#1 don't you hate when your lip cracks while you are sleeping?
#2 Am not leaving the house today. An answer to a unsaid prayer. I've found those are the best.
#3 I can't stand the fly in my house. I think someone fed him crack cocaine. We get lots of flies because we live in a barn based on the amount of doors I shut each day, but this one is by far the most annoying. Its either crack cocaine or the watermelon rinds in the trash
#4 I've been constantly planning halloween for weeks now
#5 Bizarrely I haven't been thinking about my birthday. I think I might have to skip it, no money for presents, because I spend it on remodeling our house. Although I wondered if I should invite people over, that makes me sound lame I think, maybe make Brent invite people over?
#6 I tell Brent weekly, I'm going to throw him a surprise birthday party for this 30th this year. He asks me who I'm going to invite, I tell him, my friends and their husbands. He says I'm just like the mom in Diary of Wimpy Kid.
#7 I'm pretending to be optimistic to my daughter, but I've hit that point in potty training where I wonder what we are doing. Since she just pees everywhere other than the toilet.
#8 I'm glad we don't have new carpet yet.
#9 I bought a new desk last night, so soon my kitchen will look better, and I'll have a sewing desk in my bedroom! Hooray!

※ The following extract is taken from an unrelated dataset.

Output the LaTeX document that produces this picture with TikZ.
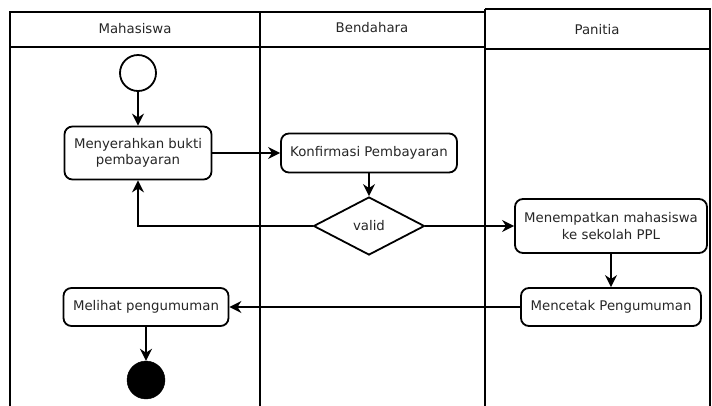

#10 My friend's 10 year old daughter told me she is saving money for a dog, so she'll come over and play with my kids for a dollar. You mean I can sew without my kids crying, hooray I'm so hiring her. Not a dollar an hour, a dollar.
#11 I'm still sad, I read this last night, it makes me sad.
#12 I found I have 12 followers thank you all, I don't encourage you at all, so I appreciate it.
#13 Don't you hate when the grocery store dupes you? It says something like 2 for $1 a lbs, and all you see is 2 for $1, and instead of paying a dollar its like $6.
#14 I keep wondering if three year old needs a birthday party, with more than her three immediate family members.